▶ **What the task requires**
Shown below is a listing with pictures; reproduce exactly, and only, the lines between the ones containing "Reproduce this chart" and "from matplotlib.patches import Rectangle", inclusive, leaving the pictures out.

Items from a data source:
** Start **

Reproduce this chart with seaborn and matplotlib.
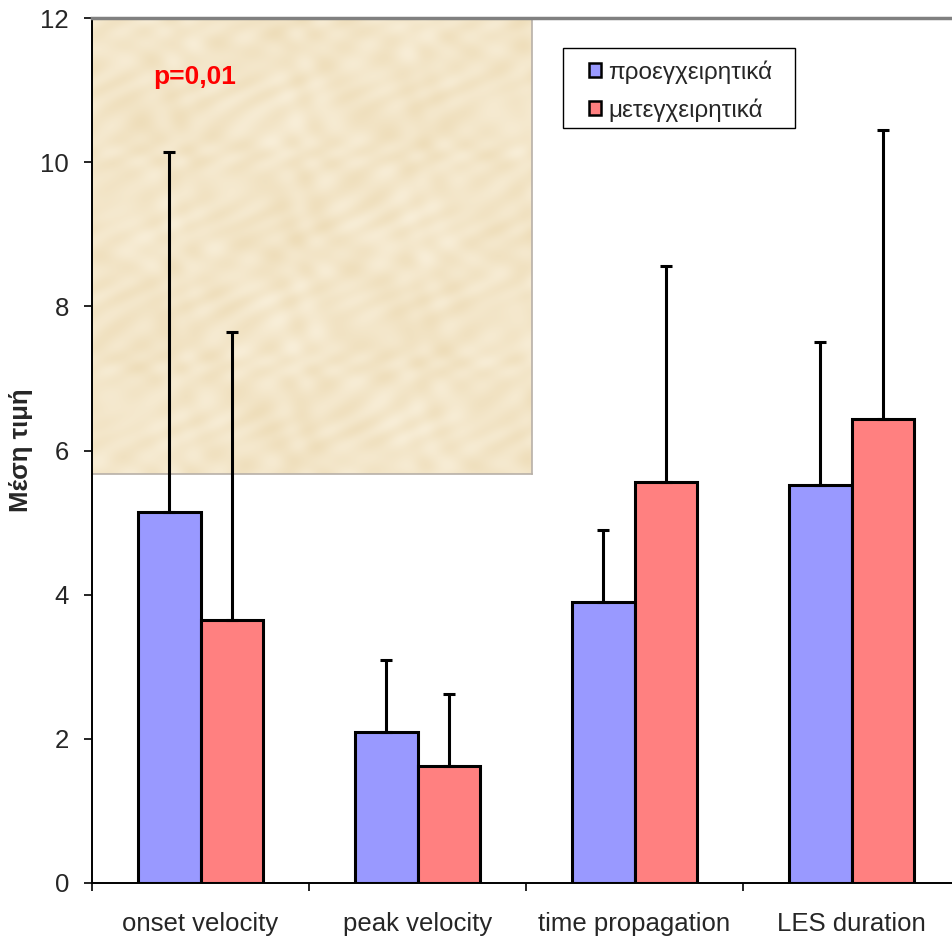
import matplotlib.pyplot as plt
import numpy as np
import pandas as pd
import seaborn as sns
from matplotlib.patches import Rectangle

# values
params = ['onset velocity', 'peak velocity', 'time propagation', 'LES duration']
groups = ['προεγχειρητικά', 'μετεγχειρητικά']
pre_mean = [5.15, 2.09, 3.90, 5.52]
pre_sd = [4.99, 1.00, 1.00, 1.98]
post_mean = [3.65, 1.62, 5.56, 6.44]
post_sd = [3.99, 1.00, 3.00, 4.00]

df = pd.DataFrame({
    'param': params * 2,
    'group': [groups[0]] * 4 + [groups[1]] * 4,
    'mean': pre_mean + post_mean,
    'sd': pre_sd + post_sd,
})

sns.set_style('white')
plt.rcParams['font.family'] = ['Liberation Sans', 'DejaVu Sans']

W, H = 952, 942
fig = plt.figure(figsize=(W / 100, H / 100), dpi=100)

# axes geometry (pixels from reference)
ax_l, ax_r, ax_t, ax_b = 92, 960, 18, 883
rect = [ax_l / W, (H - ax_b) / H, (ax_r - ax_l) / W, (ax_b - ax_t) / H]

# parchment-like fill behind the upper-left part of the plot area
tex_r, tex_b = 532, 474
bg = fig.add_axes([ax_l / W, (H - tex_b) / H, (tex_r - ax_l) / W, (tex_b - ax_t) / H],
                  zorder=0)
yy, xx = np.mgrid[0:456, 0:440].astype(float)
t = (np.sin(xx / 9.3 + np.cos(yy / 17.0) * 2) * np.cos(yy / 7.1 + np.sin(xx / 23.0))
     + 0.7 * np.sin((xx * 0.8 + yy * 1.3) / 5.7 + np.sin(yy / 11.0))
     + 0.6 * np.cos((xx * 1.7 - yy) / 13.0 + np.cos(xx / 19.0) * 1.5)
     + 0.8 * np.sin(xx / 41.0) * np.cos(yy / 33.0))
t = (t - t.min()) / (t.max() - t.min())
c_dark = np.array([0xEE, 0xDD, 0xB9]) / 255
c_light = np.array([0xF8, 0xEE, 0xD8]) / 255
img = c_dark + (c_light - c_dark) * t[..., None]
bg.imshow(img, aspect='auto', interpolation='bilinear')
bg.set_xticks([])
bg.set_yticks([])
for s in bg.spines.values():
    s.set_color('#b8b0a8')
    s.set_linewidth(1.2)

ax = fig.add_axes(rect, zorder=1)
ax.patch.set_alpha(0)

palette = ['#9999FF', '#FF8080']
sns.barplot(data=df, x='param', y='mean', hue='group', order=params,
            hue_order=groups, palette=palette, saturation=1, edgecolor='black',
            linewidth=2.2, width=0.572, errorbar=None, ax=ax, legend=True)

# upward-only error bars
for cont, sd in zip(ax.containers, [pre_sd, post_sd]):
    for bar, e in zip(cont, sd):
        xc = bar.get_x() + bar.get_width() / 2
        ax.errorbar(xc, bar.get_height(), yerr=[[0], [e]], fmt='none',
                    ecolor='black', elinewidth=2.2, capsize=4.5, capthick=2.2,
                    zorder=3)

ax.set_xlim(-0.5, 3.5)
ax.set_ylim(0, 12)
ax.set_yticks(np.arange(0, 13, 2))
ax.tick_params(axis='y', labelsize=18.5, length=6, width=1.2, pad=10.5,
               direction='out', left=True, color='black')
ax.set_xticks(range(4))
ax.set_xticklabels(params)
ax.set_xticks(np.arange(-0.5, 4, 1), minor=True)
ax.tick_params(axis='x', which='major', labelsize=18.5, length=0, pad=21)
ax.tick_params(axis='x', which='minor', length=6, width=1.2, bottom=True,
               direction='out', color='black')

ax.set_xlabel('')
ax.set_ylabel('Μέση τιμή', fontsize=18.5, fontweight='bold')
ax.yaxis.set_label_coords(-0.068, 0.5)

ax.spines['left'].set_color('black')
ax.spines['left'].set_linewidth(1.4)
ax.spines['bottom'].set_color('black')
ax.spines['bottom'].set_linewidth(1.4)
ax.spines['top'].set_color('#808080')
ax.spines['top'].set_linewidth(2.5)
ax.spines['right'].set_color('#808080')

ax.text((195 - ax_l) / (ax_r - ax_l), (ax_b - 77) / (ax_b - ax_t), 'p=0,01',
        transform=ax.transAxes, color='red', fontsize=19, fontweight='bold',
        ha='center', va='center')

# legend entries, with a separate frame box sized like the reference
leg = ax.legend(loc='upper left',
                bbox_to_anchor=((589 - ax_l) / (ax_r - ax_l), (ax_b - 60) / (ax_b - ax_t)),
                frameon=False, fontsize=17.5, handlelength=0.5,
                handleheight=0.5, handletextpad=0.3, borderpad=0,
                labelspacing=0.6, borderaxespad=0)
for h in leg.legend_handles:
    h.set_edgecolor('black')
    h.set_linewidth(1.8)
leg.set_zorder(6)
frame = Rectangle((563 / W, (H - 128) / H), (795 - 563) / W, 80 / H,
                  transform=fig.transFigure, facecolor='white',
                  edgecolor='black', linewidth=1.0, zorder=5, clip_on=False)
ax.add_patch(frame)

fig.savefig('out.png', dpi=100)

** End **
** Start **

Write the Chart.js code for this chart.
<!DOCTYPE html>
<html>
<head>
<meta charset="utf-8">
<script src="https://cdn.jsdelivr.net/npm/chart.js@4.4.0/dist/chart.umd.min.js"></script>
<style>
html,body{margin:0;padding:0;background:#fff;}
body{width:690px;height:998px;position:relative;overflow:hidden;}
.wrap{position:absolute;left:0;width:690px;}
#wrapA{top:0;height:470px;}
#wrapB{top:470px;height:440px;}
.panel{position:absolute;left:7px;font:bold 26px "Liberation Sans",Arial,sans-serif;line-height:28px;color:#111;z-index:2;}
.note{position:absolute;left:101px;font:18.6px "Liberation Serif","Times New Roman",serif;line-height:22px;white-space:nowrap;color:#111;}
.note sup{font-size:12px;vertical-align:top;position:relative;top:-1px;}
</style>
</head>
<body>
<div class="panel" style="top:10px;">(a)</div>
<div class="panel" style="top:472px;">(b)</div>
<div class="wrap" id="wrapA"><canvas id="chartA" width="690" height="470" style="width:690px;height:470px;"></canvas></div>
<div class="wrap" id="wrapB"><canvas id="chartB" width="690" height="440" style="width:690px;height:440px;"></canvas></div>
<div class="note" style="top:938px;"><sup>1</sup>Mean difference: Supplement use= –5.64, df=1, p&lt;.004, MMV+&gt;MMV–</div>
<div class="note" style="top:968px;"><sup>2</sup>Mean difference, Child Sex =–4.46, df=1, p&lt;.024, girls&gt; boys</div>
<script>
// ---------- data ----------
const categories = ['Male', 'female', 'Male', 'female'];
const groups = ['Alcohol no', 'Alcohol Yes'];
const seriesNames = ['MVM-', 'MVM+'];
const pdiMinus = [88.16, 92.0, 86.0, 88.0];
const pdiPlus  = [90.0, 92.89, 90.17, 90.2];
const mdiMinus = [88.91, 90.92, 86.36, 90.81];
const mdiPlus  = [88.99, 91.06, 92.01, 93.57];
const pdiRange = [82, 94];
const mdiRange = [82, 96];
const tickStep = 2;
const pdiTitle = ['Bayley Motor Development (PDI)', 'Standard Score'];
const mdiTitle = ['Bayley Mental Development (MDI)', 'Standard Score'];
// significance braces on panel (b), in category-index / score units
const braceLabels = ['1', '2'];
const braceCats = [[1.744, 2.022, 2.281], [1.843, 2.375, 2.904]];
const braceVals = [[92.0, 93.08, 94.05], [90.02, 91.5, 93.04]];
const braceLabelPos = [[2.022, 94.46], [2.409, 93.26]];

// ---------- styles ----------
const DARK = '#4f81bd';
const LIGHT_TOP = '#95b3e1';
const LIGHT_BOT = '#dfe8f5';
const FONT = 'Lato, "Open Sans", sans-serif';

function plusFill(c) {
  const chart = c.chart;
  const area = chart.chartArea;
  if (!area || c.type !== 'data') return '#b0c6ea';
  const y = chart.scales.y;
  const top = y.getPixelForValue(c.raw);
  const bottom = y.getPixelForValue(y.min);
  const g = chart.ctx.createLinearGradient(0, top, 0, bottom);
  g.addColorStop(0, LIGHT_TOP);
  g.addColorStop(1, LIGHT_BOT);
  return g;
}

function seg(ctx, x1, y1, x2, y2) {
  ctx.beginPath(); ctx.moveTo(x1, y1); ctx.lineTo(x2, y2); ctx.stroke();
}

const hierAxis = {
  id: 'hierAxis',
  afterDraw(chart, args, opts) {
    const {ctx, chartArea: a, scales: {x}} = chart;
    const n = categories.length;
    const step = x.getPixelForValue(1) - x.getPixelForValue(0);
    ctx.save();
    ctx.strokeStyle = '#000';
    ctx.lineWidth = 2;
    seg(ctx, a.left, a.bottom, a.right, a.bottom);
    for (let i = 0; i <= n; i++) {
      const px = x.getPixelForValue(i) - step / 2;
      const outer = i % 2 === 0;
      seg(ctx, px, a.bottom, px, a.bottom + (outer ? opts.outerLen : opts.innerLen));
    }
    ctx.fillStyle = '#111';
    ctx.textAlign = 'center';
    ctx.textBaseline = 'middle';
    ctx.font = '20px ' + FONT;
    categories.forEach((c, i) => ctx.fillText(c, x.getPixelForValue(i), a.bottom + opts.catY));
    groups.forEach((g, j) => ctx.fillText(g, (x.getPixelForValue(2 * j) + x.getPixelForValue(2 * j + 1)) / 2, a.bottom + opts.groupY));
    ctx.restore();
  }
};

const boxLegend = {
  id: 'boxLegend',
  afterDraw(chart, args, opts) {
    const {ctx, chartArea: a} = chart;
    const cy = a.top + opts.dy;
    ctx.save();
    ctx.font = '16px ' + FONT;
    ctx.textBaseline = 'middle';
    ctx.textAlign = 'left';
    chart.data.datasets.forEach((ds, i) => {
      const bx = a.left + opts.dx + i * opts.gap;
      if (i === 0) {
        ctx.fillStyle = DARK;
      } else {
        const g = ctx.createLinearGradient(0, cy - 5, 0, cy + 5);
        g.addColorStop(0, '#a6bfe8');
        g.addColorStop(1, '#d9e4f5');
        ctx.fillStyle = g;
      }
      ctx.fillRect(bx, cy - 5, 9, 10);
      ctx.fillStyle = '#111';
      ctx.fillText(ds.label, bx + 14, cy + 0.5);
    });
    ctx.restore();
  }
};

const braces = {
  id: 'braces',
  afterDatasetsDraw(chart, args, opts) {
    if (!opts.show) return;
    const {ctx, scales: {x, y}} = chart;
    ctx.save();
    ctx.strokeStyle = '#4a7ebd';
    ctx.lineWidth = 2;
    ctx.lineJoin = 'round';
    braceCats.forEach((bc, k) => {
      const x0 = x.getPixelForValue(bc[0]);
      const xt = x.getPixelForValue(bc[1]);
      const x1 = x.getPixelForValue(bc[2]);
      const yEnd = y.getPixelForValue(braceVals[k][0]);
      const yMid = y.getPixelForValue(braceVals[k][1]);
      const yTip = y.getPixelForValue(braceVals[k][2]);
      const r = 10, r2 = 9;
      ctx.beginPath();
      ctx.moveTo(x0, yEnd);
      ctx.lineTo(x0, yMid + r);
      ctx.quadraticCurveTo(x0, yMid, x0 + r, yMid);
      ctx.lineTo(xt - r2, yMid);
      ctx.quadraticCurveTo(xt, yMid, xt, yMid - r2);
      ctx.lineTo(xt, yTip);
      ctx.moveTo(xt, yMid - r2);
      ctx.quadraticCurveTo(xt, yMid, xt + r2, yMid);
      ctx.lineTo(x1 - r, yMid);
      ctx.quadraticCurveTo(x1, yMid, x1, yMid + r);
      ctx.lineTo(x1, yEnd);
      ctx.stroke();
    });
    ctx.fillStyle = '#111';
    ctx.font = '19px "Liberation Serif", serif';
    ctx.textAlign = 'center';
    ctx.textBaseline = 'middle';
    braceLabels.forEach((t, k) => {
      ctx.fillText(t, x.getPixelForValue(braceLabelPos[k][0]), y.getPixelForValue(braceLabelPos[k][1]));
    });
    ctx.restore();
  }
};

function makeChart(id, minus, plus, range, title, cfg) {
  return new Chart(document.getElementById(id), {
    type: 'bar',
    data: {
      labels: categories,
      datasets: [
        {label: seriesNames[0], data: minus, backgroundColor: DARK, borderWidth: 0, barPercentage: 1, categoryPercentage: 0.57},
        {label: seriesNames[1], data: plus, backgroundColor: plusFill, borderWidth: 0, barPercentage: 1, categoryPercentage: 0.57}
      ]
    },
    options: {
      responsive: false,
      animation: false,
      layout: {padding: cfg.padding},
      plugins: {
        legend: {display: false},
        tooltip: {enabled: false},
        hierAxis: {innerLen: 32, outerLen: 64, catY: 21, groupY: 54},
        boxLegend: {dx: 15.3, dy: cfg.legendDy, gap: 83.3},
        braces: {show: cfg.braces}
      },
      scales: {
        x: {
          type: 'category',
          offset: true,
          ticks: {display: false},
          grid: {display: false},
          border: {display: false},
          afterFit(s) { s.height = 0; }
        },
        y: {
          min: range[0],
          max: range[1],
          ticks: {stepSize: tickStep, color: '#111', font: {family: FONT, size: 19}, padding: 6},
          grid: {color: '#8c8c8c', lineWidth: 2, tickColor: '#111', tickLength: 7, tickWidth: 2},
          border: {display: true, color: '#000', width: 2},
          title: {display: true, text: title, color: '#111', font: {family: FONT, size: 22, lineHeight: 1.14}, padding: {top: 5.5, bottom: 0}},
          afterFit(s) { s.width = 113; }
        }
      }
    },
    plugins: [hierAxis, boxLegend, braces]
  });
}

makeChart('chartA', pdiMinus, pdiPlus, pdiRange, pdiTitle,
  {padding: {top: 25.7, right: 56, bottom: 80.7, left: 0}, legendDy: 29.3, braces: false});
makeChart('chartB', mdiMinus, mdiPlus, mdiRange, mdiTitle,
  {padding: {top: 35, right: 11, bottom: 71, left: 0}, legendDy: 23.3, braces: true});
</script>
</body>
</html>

** End **

▶ **Problem solution**
Reproduce this chart with seaborn and matplotlib.
import matplotlib.pyplot as plt
import numpy as np
import pandas as pd
import seaborn as sns
from matplotlib.patches import Rectangle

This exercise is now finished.